While different from truly independent, underground music, mixtape culture also emanated from the availability of these same cassette technologies. Their availability transformed passive listeners of corporate-produced music (whether from radio, 8-track, vinyl, or cassette) into active creators of their own sonic stories. You could pop a tape into one side of a boom box and then rip it onto a blank cassette on the other side in a way that was remarkably easy for its time. Elements of cultural piracy and the DIY ethos combined to make music a far more active process for the listener now. Many people before simply bought records that were heavily played on their radio stations, a top-down process of music consumption that truly defined the era of mass consumption from the 1940s through the 1970s.
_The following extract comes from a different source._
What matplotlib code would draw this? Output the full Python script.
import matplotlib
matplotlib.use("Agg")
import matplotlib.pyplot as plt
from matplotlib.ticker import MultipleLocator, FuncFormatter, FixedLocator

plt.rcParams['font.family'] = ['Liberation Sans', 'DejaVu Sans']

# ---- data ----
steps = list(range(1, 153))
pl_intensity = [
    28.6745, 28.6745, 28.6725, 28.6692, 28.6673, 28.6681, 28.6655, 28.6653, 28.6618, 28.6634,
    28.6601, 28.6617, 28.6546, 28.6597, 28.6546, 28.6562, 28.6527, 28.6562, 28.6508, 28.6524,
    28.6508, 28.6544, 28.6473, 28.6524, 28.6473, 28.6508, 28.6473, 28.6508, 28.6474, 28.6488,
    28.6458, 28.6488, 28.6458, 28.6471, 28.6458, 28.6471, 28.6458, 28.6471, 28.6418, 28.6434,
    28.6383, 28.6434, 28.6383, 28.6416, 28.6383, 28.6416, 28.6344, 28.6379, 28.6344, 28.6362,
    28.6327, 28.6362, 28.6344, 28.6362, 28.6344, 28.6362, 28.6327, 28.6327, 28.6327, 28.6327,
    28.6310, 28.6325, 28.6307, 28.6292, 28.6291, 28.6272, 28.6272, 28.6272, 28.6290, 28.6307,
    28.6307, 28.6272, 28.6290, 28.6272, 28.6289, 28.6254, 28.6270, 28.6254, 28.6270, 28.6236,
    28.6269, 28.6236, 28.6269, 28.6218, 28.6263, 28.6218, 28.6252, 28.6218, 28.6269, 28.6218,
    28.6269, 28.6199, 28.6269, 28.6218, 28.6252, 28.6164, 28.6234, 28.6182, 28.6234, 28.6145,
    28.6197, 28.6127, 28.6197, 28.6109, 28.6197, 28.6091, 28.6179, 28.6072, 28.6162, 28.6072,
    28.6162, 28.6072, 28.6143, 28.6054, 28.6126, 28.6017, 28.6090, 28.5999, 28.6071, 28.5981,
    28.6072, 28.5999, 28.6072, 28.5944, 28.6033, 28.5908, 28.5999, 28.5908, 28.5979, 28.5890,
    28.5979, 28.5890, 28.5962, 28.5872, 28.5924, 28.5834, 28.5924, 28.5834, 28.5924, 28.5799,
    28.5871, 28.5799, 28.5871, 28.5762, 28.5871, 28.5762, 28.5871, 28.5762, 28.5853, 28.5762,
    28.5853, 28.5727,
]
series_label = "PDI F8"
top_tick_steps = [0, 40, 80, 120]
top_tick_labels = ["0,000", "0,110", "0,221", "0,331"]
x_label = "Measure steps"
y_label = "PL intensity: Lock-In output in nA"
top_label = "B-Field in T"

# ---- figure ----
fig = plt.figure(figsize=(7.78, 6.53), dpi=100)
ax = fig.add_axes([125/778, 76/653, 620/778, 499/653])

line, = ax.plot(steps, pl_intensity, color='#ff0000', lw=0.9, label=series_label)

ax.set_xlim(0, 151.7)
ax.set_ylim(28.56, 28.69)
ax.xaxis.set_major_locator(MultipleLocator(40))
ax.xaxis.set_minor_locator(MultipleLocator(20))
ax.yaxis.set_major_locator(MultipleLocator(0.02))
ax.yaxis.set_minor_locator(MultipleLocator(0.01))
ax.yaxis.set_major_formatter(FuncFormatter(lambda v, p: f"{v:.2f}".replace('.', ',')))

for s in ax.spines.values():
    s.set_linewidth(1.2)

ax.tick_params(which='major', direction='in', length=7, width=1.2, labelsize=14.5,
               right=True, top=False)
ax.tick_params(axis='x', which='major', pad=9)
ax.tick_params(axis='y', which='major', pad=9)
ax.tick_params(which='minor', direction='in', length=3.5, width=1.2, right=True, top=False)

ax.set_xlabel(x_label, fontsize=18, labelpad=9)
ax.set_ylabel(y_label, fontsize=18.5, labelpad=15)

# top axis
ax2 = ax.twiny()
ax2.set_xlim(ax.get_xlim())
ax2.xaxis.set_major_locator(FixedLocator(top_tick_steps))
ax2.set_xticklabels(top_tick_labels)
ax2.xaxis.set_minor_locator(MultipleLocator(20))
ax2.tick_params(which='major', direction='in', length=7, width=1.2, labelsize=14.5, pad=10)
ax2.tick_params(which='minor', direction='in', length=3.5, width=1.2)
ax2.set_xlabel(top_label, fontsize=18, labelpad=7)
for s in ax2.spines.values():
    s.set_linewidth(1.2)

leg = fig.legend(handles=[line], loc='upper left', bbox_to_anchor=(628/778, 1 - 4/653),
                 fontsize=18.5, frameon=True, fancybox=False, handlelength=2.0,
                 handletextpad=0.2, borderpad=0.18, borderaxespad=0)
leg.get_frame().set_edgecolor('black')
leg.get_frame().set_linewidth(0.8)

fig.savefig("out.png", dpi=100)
Cassette, CD, MP3, and subsequently internet radio have all been technologies that marked a transition of mass consumption to segmented consumption. Popular music culture has become more particular, more fragmented, and more individualistic that it was 50 years ago. Mixtape culture had a role in making music far less top-down and sonically uniform in contemporary times.
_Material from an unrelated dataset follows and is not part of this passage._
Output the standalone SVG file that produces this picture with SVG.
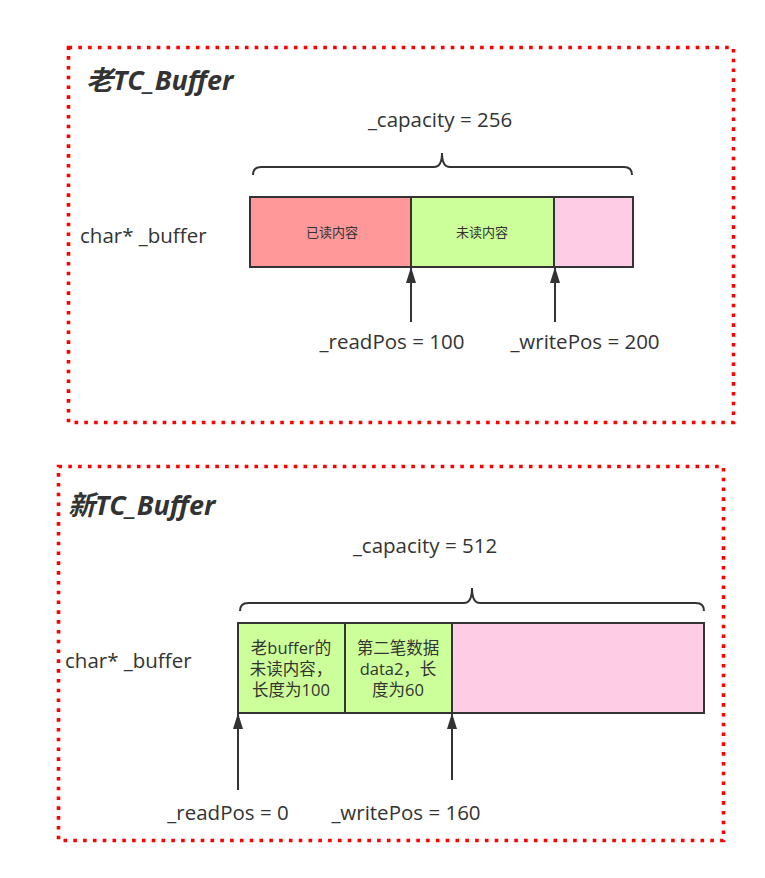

~Dual cassette boomboxes like this 1980s Magnavox model made home recording of personal mixtapes a relatively easy process for home consumers.
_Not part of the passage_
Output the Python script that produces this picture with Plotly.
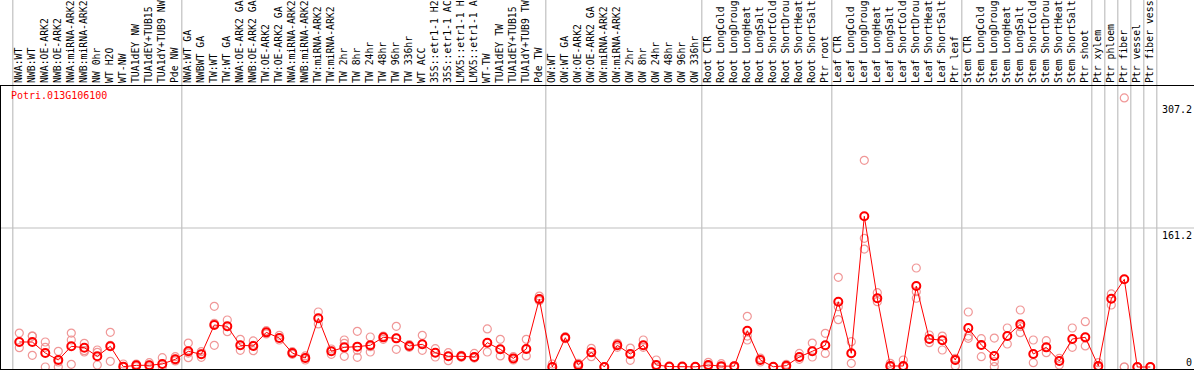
import plotly.graph_objects as go

categories = [
    "NWA:WT", "NWB:WT", "NWA:OE-ARK2", "NWB:OE-ARK2", "NWA:miRNA-ARK2", "NWB:miRNA-ARK2",
    "NW 0hr", "WT H2O", "WT-NW", "TUA1dEY NW", "TUA1dEY+TUB15", "TUA1dY+TUB9 NW", "Pde NW",
    "NWA:WT GA", "NWBWT GA", "TW:WT", "TW:WT GA", "NWA:OE-ARK2 GA", "NWB:OE-ARK2 GA",
    "TW:OE-ARK2", "TW:OE-ARK2 GA", "NWA:miRNA-ARK2", "NWB:miRNA-ARK2", "TW:miRNA-ARK2",
    "TW:miRNA-ARK2", "TW 2hr", "TW 8hr", "TW 24hr", "TW 48hr", "TW 96hr", "TW 336hr",
    "WT ACC", "35S::etr1-1 H2O", "35S::etr1-1 ACC", "LMX5::etr1-1 H2O", "LMX5::etr1-1 ACC",
    "WT-TW", "TUA1dEY TW", "TUA1dEY+TUB15", "TUA1dY+TUB9 TW", "Pde TW",
    "OW:WT", "OW:WT GA", "OW:OE-ARK2", "OW:OE-ARK2 GA", "OW:miRNA-ARK2", "OW:miRNA-ARK2",
    "OW 2hr", "OW 8hr", "OW 24hr", "OW 48hr", "OW 96hr", "OW 336hr",
    "Root CTR", "Root LongCold", "Root LongDrought", "Root LongHeat", "Root LongSalt",
    "Root ShortCold", "Root ShortDrought", "Root ShortHeat", "Root ShortSalt", "Ptr root",
    "Leaf CTR", "Leaf LongCold", "Leaf LongDrought", "Leaf LongHeat", "Leaf LongSalt",
    "Leaf ShortCold", "Leaf ShortDrought", "Leaf ShortHeat", "Leaf ShortSalt", "Ptr leaf",
    "Stem CTR", "Stem LongCold", "Stem LongDrought", "Stem LongHeat", "Stem LongSalt",
    "Stem ShortCold", "Stem ShortDrought", "Stem ShortHeat", "Stem ShortSalt", "Ptr shoot",
    "Ptr xylem", "Ptr phloem", "Ptr fiber", "Ptr vessel", "Ptr fiber vessel",
]

mean_values = [
    29.0, 29.0, 16.2, 8.1, 24.0, 22.4, 12.4, 24.0, 0.4, 1.9, 2.0, 3.5, 8.9,
    18.2, 14.7, 48.7, 47.2, 25.2, 24.4, 40.2, 33.6, 16.2, 10.4, 56.5, 18.2,
    22.8, 23.6, 25.2, 34.4, 33.2, 24.4, 26.3, 16.6, 12.4, 12.4, 11.6, 28.2,
    20.5, 10.0, 20.9, 78.9,
    0.0, 34.0, 2.3, 17.0, 0.0, 25.2, 15.1, 25.2, 2.3, 0.5, 0.5, 0.2,
    2.3, 1.0, 1.0, 42.1, 8.1, 0.3, 1.5, 11.6, 18.2, 25.2,
    75.7, 15.9, 174.8, 79.7, 1.2, 1.2, 93.9, 32.5, 31.0, 8.1,
    45.2, 25.5, 12.8, 36.0, 49.5, 15.1, 22.8, 7.0, 32.5, 34.4,
    1.2, 79.2, 101.7, 0.0, 0.0,
]

rep1 = [
    39.4, 35.9, 29.0, 18.2, 39.4, 27.4, 19.7, 40.2, 3.5, 3.5, 5.0, 10.8, 12.0,
    27.8, 17.8, 70.4, 54.5, 32.1, 30.2, 42.1, 36.7, 17.8, 12.8, 63.8, 20.9,
    31.3, 41.4, 34.8, 35.9, 47.2, 25.9, 36.7, 21.3, 16.6, 13.5, 15.8, 44.1,
    32.1, 12.0, 32.1, 82.3,
    3.5, 35.2, 4.3, 21.6, 0.0, 27.4, 22.0, 31.3, 8.1, 0.0, 0.0, 0.4,
    5.4, 3.9, 1.2, 58.8, 10.4, 0.0, 3.1, 15.8, 27.8, 39.0,
    104.0, 29.4, 239.7, 86.2, 4.3, 8.1, 114.8, 37.1, 35.9, 10.1,
    63.8, 32.9, 33.6, 45.2, 66.1, 31.3, 30.5, 10.1, 45.2, 52.6,
    5.0, 84.7, 312.0, 0.0, 0.0,
]

rep2 = [
    29.0, 35.9, 22.8, 5.8, 31.3, 18.9, 17.0, 25.1, 0.4, 1.9, 2.3, 3.5, 8.9,
    16.2, 15.1, 50.6, 46.8, 25.1, 25.1, 40.2, 33.6, 16.2, 10.4, 56.4, 18.2,
    27.4, 19.3, 23.6, 34.4, 33.2, 24.4, 26.3, 16.6, 12.4, 12.4, 11.6, 28.2,
    20.5, 10.1, 20.9, 78.9,
    0.0, 34.0, 2.3, 17.0, 0.0, 25.1, 15.1, 25.1, 2.3, 0.0, 0.0, 0.0,
    2.3, 0.0, 0.0, 35.9, 8.1, 0.0, 0.4, 11.6, 18.2, 25.1,
    70.0, 15.8, 149.2, 79.7, 1.2, 0.0, 87.3, 32.5, 30.9, 8.1,
    35.9, 25.5, 6.2, 35.9, 46.8, 15.1, 22.8, 7.0, 32.5, 34.4,
    1.2, 79.3, 0.0, 0.0, 0.0,
]

rep3 = [
    22.4, 13.5, 0.0, 0.0, 3.1, 17.4, 2.3, 6.6, 0.0, 0.4, 0.0, 0.0, 7.0,
    10.8, 11.2, 25.1, 41.0, 19.3, 18.9, 38.3, 31.3, 14.7, 8.1, 49.9, 14.7,
    12.4, 11.2, 17.4, 32.1, 20.5, 22.8, 19.3, 11.6, 7.3, 11.2, 10.4, 17.4,
    12.8, 8.1, 12.8, 76.9,
    0.0, 32.9, 0.0, 12.0, 0.0, 22.8, 7.7, 22.8, 0.0, 0.0, 0.0, 0.0,
    0.4, 0.0, 0.0, 31.3, 5.8, 0.0, 0.0, 8.9, 11.6, 15.8,
    54.9, 4.3, 136.8, 75.7, 0.0, 0.0, 79.7, 28.2, 19.7, 1.2,
    33.2, 12.0, 0.4, 26.7, 39.8, 5.0, 16.6, 2.3, 22.8, 24.4,
    0.0, 71.9, 0.0, 0.0, 0.0,
]

group_boundaries = [-0.5, 12.5, 40.5, 52.5, 62.5, 72.5, 82.5, 83.5, 84.5, 85.5, 86.5, 87.5]
y_tick_values = [307.2, 161.2, 0]
gene_name = "Potri.013G106100"

x = list(range(len(categories)))
MONO = "DejaVu Sans Mono"

fig = go.Figure()
for rep in (rep1, rep2, rep3):
    fig.add_trace(go.Scatter(
        x=x, y=rep, mode="markers", cliponaxis=False, showlegend=False, hoverinfo="skip",
        marker=dict(symbol="circle-open", size=8, color="rgba(238,140,140,0.9)",
                    line=dict(width=1.2)),
    ))
fig.add_trace(go.Scatter(
    x=x, y=mean_values, mode="lines+markers", cliponaxis=False, showlegend=False,
    line=dict(color="#ff0000", width=1),
    marker=dict(symbol="circle-open", size=8, color="#ff0000", line=dict(width=2)),
))

shapes = []
for b in group_boundaries:
    shapes.append(dict(type="line", xref="x", yref="paper", x0=b, x1=b, y0=0, y1=1.31,
                       line=dict(color="#c0c0c0", width=1.2), layer="below"))
shapes.append(dict(type="line", xref="paper", yref="y", x0=0, x1=1.01, y0=161.2, y1=161.2,
                   line=dict(color="#c0c0c0", width=1.2), layer="below"))

annotations = []
label_y = {307.2: 307.2, 161.2: 161.2, 0: 5.8}
for v in y_tick_values:
    annotations.append(dict(
        xref="paper", yref="y", x=1.0, y=label_y[v],
        text=("%g" % v), showarrow=False, xanchor="right",
        yanchor="top" if v != 0 else "middle",
        font=dict(family=MONO, size=10, color="black"),
    ))
annotations.append(dict(
    xref="paper", yref="paper", x=0.0065, y=0.965, text=gene_name, showarrow=False,
    xanchor="left", yanchor="middle", font=dict(family=MONO, size=10, color="#ff0000"),
))

k = 0.8623
ymax = (367 - 86) / k
ymin = (367 - 369) / k
xmin = (1 - 19.3) / 13
xmax = (1194 - 19.3) / 13

fig.update_layout(
    width=1194, height=370,
    margin=dict(l=1, r=0, t=86, b=1, pad=0),
    paper_bgcolor="white", plot_bgcolor="white",
    shapes=shapes, annotations=annotations,
    xaxis=dict(
        range=[xmin, xmax], side="top", tickmode="array", tickvals=x, ticktext=categories,
        tickangle=-90, ticks="", showgrid=False, zeroline=False, automargin=False,
        showline=True, linecolor="black", linewidth=1, mirror=True,
        tickfont=dict(family=MONO, size=9.8, color="black"),
    ),
    yaxis=dict(
        range=[ymin, ymax], showticklabels=False, ticks="", showgrid=False, zeroline=False,
        showline=True, linecolor="black", linewidth=1, automargin=False,
    ),
)

fig.write_html(
    "out.html",
    config={"displayModeBar": False},
    post_script="document.body.style.margin='0';document.body.style.padding='0';"
                "document.body.style.overflow='hidden';",
)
Now, I personally didn't grow up in the era of old school cassette mixtapes. I was lucky enough to have access to CD's and computer based burning software. Itunes and illegally downloaded MP3 music gave me a far greater sonic library from which to pull from. Moreover, in the 1990s, old albums from the 1950s, 1960s, and 1970s were being re-mastered and re-issued by both major and independent labels. This re-issue culture turned millennials like myself into connoisseurs of music from decades ago. My dad would always remark, "it weirds me out that you are listening to music that I would play on my 8-track deck in my El Camino back in the day." Having this immense power of retrieval of music from 50 years of popular music did not come about over night. Profound technological changes had to occur for me to be in a position to create these mixtapes. I may not have appreciated this at the time, but I certainly could reap the benefits from decades of underground cassette culture and democratized recording technologies. Some of the charm of the craft is lost in the era of internet radio, but it has turned all of us into our own personal DJ's, a historically significant change in cultural consumption when you think about it.